Le (grosse) produzioni statunitensi ispirate alle celebri serie televisive del passato da loro partorite, seguono sempre un’inconfondibile strategia di realizzazione. Accentuazione programmatica dei toni comici, “volgarizzazione” del culto ad uso e consumo delle nuove generazioni nonché inevitabile tendenza ad aggiornare alla contemporaneità, con tutti i rischi gli annessi e connessi, le avventure dei protagonisti. In tempi più o meno recenti sono stati esempi lampanti di tale, assai discutibile, pratica, lungometraggi come Charlie’s Angels (2000) diretto dal non identificabile – nel senso del nome d’arte e della regia a dir poco impersonale – McG, Starsky e Hutch (2004) del ben più qualificato Todd Phillips o 21 Jump Street (2012) di Phil Lord e Christopher Miller, forse l’unica trasposizione che abbia avuto un minimo di coraggio nel portare qualche decisa innovazione rispetto al modello ispiratore.
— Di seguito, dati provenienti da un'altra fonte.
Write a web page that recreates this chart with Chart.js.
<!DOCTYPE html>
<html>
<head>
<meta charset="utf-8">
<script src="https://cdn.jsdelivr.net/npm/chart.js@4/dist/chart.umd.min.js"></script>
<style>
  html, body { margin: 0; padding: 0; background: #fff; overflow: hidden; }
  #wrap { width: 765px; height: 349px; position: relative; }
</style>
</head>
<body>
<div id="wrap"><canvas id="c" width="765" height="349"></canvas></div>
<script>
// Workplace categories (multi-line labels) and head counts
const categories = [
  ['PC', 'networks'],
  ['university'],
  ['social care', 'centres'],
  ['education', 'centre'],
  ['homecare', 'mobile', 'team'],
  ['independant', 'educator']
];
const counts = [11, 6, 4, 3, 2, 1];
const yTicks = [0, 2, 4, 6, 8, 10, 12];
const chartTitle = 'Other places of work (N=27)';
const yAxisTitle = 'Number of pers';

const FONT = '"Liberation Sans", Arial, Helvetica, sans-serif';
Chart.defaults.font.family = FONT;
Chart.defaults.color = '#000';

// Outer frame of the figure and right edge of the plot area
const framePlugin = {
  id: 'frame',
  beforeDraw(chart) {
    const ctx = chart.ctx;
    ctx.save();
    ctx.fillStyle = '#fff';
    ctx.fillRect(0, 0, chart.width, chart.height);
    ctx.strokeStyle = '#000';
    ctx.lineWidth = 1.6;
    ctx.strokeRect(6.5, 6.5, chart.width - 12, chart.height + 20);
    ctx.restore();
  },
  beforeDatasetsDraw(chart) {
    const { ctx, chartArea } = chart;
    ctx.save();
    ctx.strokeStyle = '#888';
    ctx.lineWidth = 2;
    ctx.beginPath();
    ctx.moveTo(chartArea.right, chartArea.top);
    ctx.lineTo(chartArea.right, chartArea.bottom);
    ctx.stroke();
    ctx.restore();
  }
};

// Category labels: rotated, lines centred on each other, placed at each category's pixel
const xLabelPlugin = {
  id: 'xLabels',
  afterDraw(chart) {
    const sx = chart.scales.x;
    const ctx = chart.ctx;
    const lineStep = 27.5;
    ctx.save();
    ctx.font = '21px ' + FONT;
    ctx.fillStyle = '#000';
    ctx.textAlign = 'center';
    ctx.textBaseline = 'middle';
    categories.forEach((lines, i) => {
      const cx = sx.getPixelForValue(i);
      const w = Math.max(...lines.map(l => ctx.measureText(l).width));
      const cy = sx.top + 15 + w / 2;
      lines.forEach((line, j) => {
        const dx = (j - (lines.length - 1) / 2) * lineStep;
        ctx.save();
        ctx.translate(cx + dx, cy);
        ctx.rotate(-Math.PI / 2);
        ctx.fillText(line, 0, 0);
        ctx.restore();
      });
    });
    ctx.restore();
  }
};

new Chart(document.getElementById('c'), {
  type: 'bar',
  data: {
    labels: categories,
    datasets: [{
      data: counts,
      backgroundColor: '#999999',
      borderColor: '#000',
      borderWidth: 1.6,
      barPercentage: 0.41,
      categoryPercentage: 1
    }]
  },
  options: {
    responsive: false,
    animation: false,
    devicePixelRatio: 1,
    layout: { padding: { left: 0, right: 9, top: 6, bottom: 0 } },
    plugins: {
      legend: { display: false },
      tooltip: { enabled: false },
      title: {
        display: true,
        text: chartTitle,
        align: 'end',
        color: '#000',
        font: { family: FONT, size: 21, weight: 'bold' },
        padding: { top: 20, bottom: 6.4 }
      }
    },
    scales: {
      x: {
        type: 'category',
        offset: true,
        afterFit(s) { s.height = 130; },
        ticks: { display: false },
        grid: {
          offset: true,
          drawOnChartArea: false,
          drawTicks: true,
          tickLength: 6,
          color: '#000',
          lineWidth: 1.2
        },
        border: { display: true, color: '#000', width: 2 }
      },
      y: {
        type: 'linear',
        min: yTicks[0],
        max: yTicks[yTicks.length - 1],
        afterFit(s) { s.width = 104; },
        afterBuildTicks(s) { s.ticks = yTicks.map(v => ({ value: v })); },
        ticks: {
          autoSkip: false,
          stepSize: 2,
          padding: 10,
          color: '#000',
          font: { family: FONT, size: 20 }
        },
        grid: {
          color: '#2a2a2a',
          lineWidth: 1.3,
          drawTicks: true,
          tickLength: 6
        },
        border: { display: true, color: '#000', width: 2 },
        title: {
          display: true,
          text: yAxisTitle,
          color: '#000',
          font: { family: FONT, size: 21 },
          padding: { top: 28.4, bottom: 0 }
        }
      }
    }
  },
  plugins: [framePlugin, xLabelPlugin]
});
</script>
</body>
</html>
Ad aggiungersi alla lista, peraltro non esattamente richiesto a gran voce, ecco arrivare pure la versione cinematografica di Baywatch, ovviamente tratta dalla serie tv da spiaggia nata sul finire degli anni ottanta in U.S.A. ma che, dopo una falsa partenza in patria, ha conosciuto gloria imperitura globale dai primi anni novanta in poi. Senza girarci troppo attorno il successo di Baywatch versione televisiva è stato dettato da Pamela Anderson e dall’incarnazione di un modello erotico patinato-edonistico in stile Playboy ma mitigato ad arte per un pubblico più vasto. Aspetto che, indubbiamente, non deve essere sfuggito – non ci voleva poi molto, in effetti, a notarlo – al mestierante regista Seth Gordon e agli sceneggiatori, chiamati a riportare in auge fisici palestrati e costumi rossi perfettamente aderenti alle forme femminili delle “bagnine”. Ed infatti, nel film, si prendono garbatamente per i fondelli i vari ralenties che contrassegnavano, con attributi ben in evidenza, le corse muliebri sulle spiagge.
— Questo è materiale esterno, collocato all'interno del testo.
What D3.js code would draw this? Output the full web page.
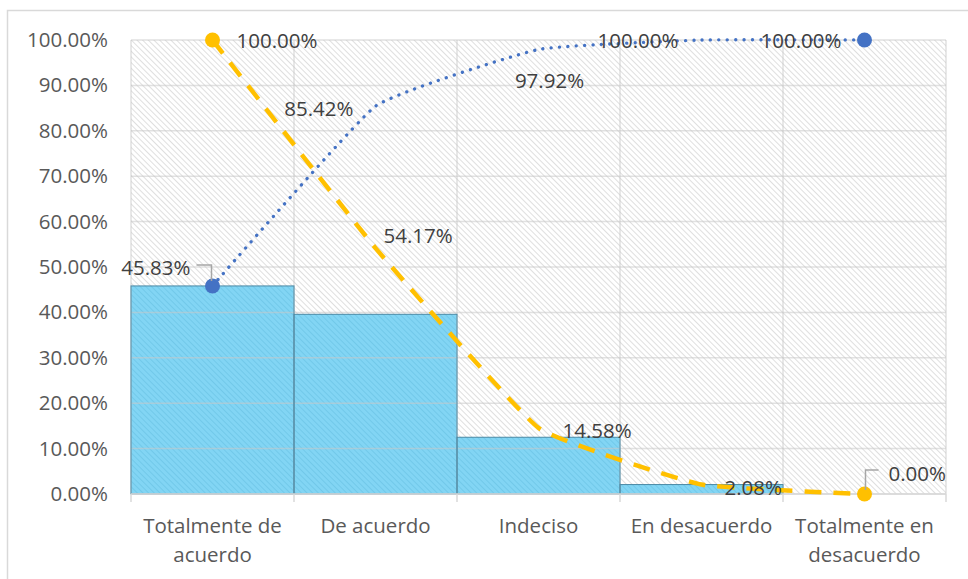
<!DOCTYPE html>
<html>
<head>
<meta charset="utf-8">
<script src="https://d3js.org/d3.v7.min.js"></script>
<style>
  body { margin: 0; background: #fff; }
  text { font-family: "Open Sans", sans-serif; }
</style>
</head>
<body>
<script>
// categorias y valores (porcentajes)
var categories = ["Totalmente de acuerdo", "De acuerdo", "Indeciso", "En desacuerdo", "Totalmente en desacuerdo"];
var percent = [45.83, 39.58, 12.50, 2.08, 0.00];
var cumulative = [45.83, 85.42, 97.92, 100.00, 100.00];
var remaining = [100.00, 54.17, 14.58, 2.08, 0.00];
var yTicks = [0, 10, 20, 30, 40, 50, 60, 70, 80, 90, 100];

var w = 968, h = 579;
var mL = 131, mR = 946, mT = 40, mB = 494;
var fs = 20.5;

var svg = d3.select("body").append("svg").attr("width", w).attr("height", h);

// patrones de rayas diagonales
var defs = svg.append("defs");
function hatch(id, color, sw) {
  var pat = defs.append("pattern").attr("id", id)
      .attr("patternUnits", "userSpaceOnUse").attr("width", 4).attr("height", 4)
      .attr("patternTransform", "rotate(-45)");
  pat.append("line").attr("x1", 0).attr("y1", 0).attr("x2", 0).attr("y2", 4)
      .attr("stroke", color).attr("stroke-width", sw);
}
hatch("hatch", "#dadada", 1.7);
hatch("hatchBar", "#6cc4e6", 1.5);

// borde exterior
svg.append("rect").attr("x", 7.5).attr("y", 10.5).attr("width", 990).attr("height", 600)
    .attr("fill", "#fff").attr("stroke", "#d9d9d9").attr("stroke-width", 1.5);

var x = d3.scaleBand().domain(categories).range([mL, mR]).padding(0);
var y = d3.scaleLinear().domain([0, 100]).range([mB, mT]);

// fondo del area de trazado
svg.append("rect").attr("x", mL).attr("y", mT).attr("width", mR - mL).attr("height", mB - mT)
    .attr("fill", "url(#hatch)");

// barras (relleno)
var bars = svg.append("g");
bars.selectAll("rect.fill").data(percent).enter().append("rect")
    .attr("x", function(d, i){ return x(categories[i]); })
    .attr("y", function(d){ return y(d); })
    .attr("width", x.bandwidth())
    .attr("height", function(d){ return y(0) - y(d); })
    .attr("fill", "#82d5f4");
bars.selectAll("rect.pat").data(percent).enter().append("rect")
    .attr("x", function(d, i){ return x(categories[i]); })
    .attr("y", function(d){ return y(d); })
    .attr("width", x.bandwidth())
    .attr("height", function(d){ return y(0) - y(d); })
    .attr("fill", "url(#hatchBar)");

// lineas de cuadricula
var grid = svg.append("g");
grid.selectAll("line.h").data(yTicks).enter().append("line")
    .attr("x1", mL).attr("x2", mR)
    .attr("y1", function(d){ return y(d); }).attr("y2", function(d){ return y(d); })
    .attr("stroke", "#c8c8c8").attr("stroke-width", 1.5).attr("stroke-opacity", 0.55);
var bounds = categories.map(function(c){ return x(c); }).concat([x.range()[1]]);
grid.selectAll("line.v").data(bounds).enter().append("line")
    .attr("x1", function(d){ return d; }).attr("x2", function(d){ return d; })
    .attr("y1", mT).attr("y2", mB)
    .attr("stroke", "#c8c8c8").attr("stroke-width", 1.5).attr("stroke-opacity", 0.55);

// barras (borde)
svg.append("g").selectAll("rect").data(percent).enter().append("rect")
    .attr("x", function(d, i){ return x(categories[i]); })
    .attr("y", function(d){ return y(d); })
    .attr("width", x.bandwidth())
    .attr("height", function(d){ return y(0) - y(d); })
    .attr("fill", "none").attr("stroke", "#4a8aa6").attr("stroke-width", 1);

// eje x
svg.append("line").attr("x1", mL).attr("x2", mR).attr("y1", mB).attr("y2", mB)
    .attr("stroke", "#d9d9d9").attr("stroke-width", 1.5);
svg.append("g").selectAll("line").data(bounds).enter().append("line")
    .attr("x1", function(d){ return d; }).attr("x2", function(d){ return d; })
    .attr("y1", mB).attr("y2", mB + 8)
    .attr("stroke", "#d9d9d9").attr("stroke-width", 1.5);

var xAxis = d3.axisBottom(x).tickSize(0).tickPadding(24);
var gx = svg.append("g").attr("transform", "translate(0," + mB + ")").call(xAxis);
gx.select(".domain").remove();
gx.selectAll("text").attr("font-size", fs).attr("fill", "#595959")
    .style("font-family", "'Open Sans', sans-serif").call(wrap, 155);

var yAxis = d3.axisLeft(y).tickValues(yTicks).tickSize(0).tickPadding(23)
    .tickFormat(function(d){ return d.toFixed(2) + "%"; });
var gy = svg.append("g").attr("transform", "translate(" + mL + ",0)").call(yAxis);
gy.select(".domain").remove();
gy.selectAll("text").attr("font-size", fs).attr("fill", "#595959")
    .style("font-family", "'Open Sans', sans-serif");

function wrap(texts, width) {
  texts.each(function() {
    var text = d3.select(this);
    var words = text.text().split(/\s+/);
    var yy = text.attr("y"), dy = parseFloat(text.attr("dy"));
    text.text(null);
    var lines = [[]], tspan = text.append("tspan").attr("x", 0).attr("y", yy).attr("dy", dy + "em");
    words.forEach(function(word) {
      var cur = lines[lines.length - 1];
      cur.push(word);
      tspan.text(cur.join(" "));
      if (tspan.node().getComputedTextLength() > width && cur.length > 1) {
        cur.pop();
        tspan.text(cur.join(" "));
        lines.push([word]);
        tspan = text.append("tspan").attr("x", 0).attr("y", yy)
            .attr("dy", (dy + (lines.length - 1) * 1.45) + "em").text(word);
      }
    });
  });
}

// lineas
function px(i){ return x(categories[i]) + x.bandwidth() / 2; }
var line = d3.line()
    .x(function(d, i){ return px(i); })
    .y(function(d){ return y(d); })
    .curve(d3.curveCardinal.tension(0.65));

svg.append("path").attr("d", line(remaining)).attr("fill", "none")
    .attr("stroke", "#ffc000").attr("stroke-width", 4.5).attr("stroke-dasharray", "17,12");
svg.append("path").attr("d", line(cumulative)).attr("fill", "none")
    .attr("stroke", "#4472c4").attr("stroke-width", 3.3).attr("stroke-linecap", "round")
    .attr("stroke-dasharray", "0.1,8.3");

var last = categories.length - 1;

// marcadores (primero y ultimo)
[0, last].forEach(function(i){
  svg.append("circle").attr("cx", px(i)).attr("cy", y(cumulative[i])).attr("r", 7.5).attr("fill", "#4472c4");
  svg.append("circle").attr("cx", px(i)).attr("cy", y(remaining[i])).attr("r", 7.5).attr("fill", "#ffc000");
});

// etiquetas de datos
var fmt = function(v){ return v.toFixed(2) + "%"; };
var blueOff = [[-22, -19, "end"], [-22, 2, "end"], [11, 31, "middle"], [-23, 0, "end"], [-23, 0, "end"]];
var orangeOff = [[24, 0, "start"], [8, -13, "start"], [24, 2, "start"], [23, 2, "start"], [24, -21, "start"]];
var labels = svg.append("g");
cumulative.forEach(function(v, i){
  labels.append("text").attr("x", px(i) + blueOff[i][0]).attr("y", y(v) + blueOff[i][1])
    .attr("text-anchor", blueOff[i][2]).attr("dominant-baseline", "central")
    .attr("font-size", fs).attr("fill", "#404040").text(fmt(v));
});
remaining.forEach(function(v, i){
  labels.append("text").attr("x", px(i) + orangeOff[i][0]).attr("y", y(v) + orangeOff[i][1])
    .attr("text-anchor", orangeOff[i][2]).attr("dominant-baseline", "central")
    .attr("font-size", fs).attr("fill", "#404040").text(fmt(v));
});

// lineas guia
var p0 = [px(0), y(cumulative[0])];
svg.append("polyline").attr("points", [[p0[0] - 1, p0[1] - 5], [p0[0] - 1, p0[1] - 21], [p0[0] - 16, p0[1] - 21]].join(" "))
    .attr("fill", "none").attr("stroke", "#a6a6a6").attr("stroke-width", 1.5);
var p4 = [px(last), y(remaining[last])];
svg.append("polyline").attr("points", [[p4[0] + 1, p4[1] - 4], [p4[0] + 1, p4[1] - 24], [p4[0] + 14, p4[1] - 24]].join(" "))
    .attr("fill", "none").attr("stroke", "#a6a6a6").attr("stroke-width", 1.5);
</script>
</body>
</html>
Sfortunatamente Baywatch film, in pratica, finisce però qua. L’operazione di “smontaggio” si arresta bruscamente davanti alla palese incapacità degli autori di effettuare una scelta stilistica che sia una. Tentano nel prologo la strada della consacrazione supereroistica del protagonista maschile (Dwayne Johnson) per abbandonarla quasi subito passando al trash con doppi e tripli sensi di sconfortante effetto comico, come nella sequenza che vede coinvolto il pene incastrato dell’aspirante lifeguard Jon Bass. Altro cambio di registro con una trama gialla a dir poco pretestuosa che sembra ricalcata sull’inimitabile modello del primo Beverly Hills Cop (1984) di Martin Brest, ma senza la presenza di un mattatore come Eddie Murphy – nello specifico abbiamo Zac Efron a fare il gradasso: si capisce facilmente come il paragone nemmeno si ponga. E non per una questione epidermica… – ma soprattutto perché risulta in totale contumacia il riuscitissimo mix tra il genere leggero e quello poliziesco del film appena citato. Insomma, alla fine questo Baywatch-lungometraggio dall’inconcepibile durata di quasi due ore altro non è che una minestrina insapore con ingredienti riciclati di terza o quarta mano, appena speziata dalle gustose apparizioni di David Hasselhoff (nell’azzeccato ruolo del mentore di Dwayne Johnson, a passare metaforicamente il testimone del personaggio di Mitch Buchannon) e la “dea” Pamela Anderson, che compare alla fine, ovviamente in super slow motion, ma non in costume da bagno per la delusione degli attempati fan originali. Il tempo passa anche per lei, del resto. Oltre che per serial televisivi che dovrebbero giacere nell’immaginario comune senza conoscere un’inutile, nuova, visibilità da grande schermo a meno che non si possieda un’idea forte in grado di donarle nuova linfa. In tutta evidenza non è stato questo il caso.